This repository is for ingesting the OpenAIRE data dump into Google Bigquery. It has been reworked to make it easier to understand the task flow and for when future versions of the data dumps are released.
The current tables (v8.0.0, July 26 2024) are:
- communities_infrastructures
- organization
- software
- project
- otherresearchproduct_1 (just one part)
- datasource
- dataset (2 parts, dataset_1.tar and dataset_2.tar)
- publication (13 parts, from publciation_1 to publication_13.tar)
- relation (12 parts, from relation_1.tar to relation_12.tar)

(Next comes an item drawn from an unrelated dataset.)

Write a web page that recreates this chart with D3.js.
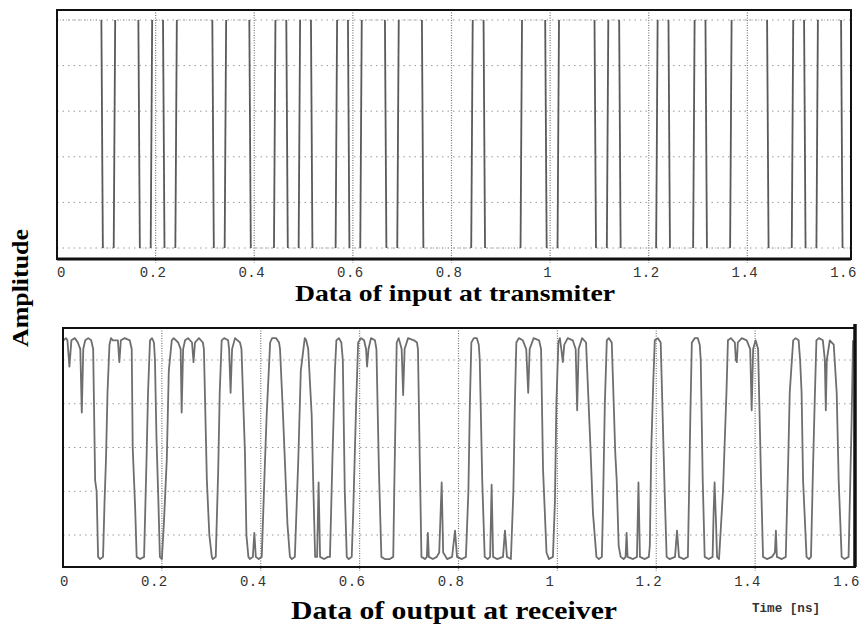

Please see the following for more information:
https://zenodo.org/doi/10.5281/zenodo.3516917 (always resolves to the latest version of the dataset)
Before running the workflow, please make sure you install Python 3.8 from Deadsnakes. An helpful guide is here:
https://www.makeuseof.com/install-python-ubuntu/
The commands for Ubuntu 22.04:
sudo apt install software-properties-common -y
sudo add-apt-repository ppa:deadsnakes/ppa
sudo apt update
sudo apt install python3.8 python3.8-venv -y
Next, create a Python 3.8 virtual environment and install the required packages.
Creating the python virtual environment:
python3.8 -m venv /path/to/virtual/environment
Enter the python virtual environment:
source /path/to/virtual/environment/bin/activate
Install the required packages:
pip install -r requirements.txt
The configuration for the workflow is stored in the config.yaml
file.
Please look through and edit the parameters as needed, for example; zenodo_url_path
and the release_date
, as these will change for each release of the data dump.
You will need to set an appropriate working_path
of where the workflow will download and decompress the OpenAIRE data. Please note that the workflow requires ~500Gb of free disk space to run. You will also need to provide an absolute path to the credential file for the service account that can access Google Cloud services. This is stored under the google_secret_path
variable in the config file. Please see the following to assist with creating a Google service account with the required permissions for the workflow:
The list of tables that will be processed by the workflow is under the "tables" section of the config file. This is where the parameters for each table is set:
- The name of the table
- num_parts: The number of tar parts of the table on Zenodo.
- alt_name: Optional. Alternate name of the part files on Zenodo, if any.
- remove_nulls: Optional. Suspect columns where nulls are required to be removed.
This part of the config file defines the parameters used for connecting to the Google Cloud services.
- project_id: The Google project ID of there the data will be stored.
- dataset_id: Name of the dataset in Google Bigquery where the final tables will be imported. This will be created if it does not already exist.
- bucket_id: The name of the Google Cloud Storage bucket of where the data will be imported.
- bucket_folder: Path in the Google Cloud bucket of where the downloaded OpenAIRE data will be uploaded to.
- data_location: Location of the Google Cloud data centre of where the data will be held.
To run the workflow, it is recommended that you run it in the background process, like so (using a bash terminal):
python3 main.py --config-path=config.yaml &> workflow_output.log &
and then view the status of the workflow using the tail command,
tail -f workflow_output.log
The following are the tasks that the workflow performs:
- Setup: The workflow will initialise the parameters for the workflow.
- Download: Download the required part *.tar files of the tables from Zenodo.
- Decompress: Unpacks the *.tar files to get the part-*****.json.gz files.
- Transform: Removes any potential nulls/Nones from suspect columns defined in the config file and outputs them as part-*_NR.json.gz, the 'NR' stands for 'nulls removed'.
- GCS Upload: Uploads the part files for each table to the bucket_id and bucket_folder provided.
- BQ Import: Imports the table data from GCS to BQ, using the schemas defined in "database/schemas/".
- Cleanup: Removes downloaded and decompressed files to free up disk space.
Please note that the "publication" table had issues in the "source" field when importing. Bigquery was not able to import the table with entries of:
["Crossref",null]
as there were both strings and nulls contained in a list. The "source" field is defined in the config.yaml file and the workflow will automatically process and use the cleaned data for the import to Bigquery.
Direct schemas (with descriptions) for the following tables are provided on Zenodo:
https://zenodo.org/doi/10.5281/zenodo.4238938 (always resolves to the latest version of the schemas)
- community_infrastructure
- datasource
- organization
- project
- relation
The rest of the descriptions for the data for the software, publication, dataset and otherresearchproduct tables are stored in the results schema since these are merged into a larger relational table. The relevant descriptions have been pulled out from the results schema and put into the software, publication, dataset and otherresearchproduct schema files.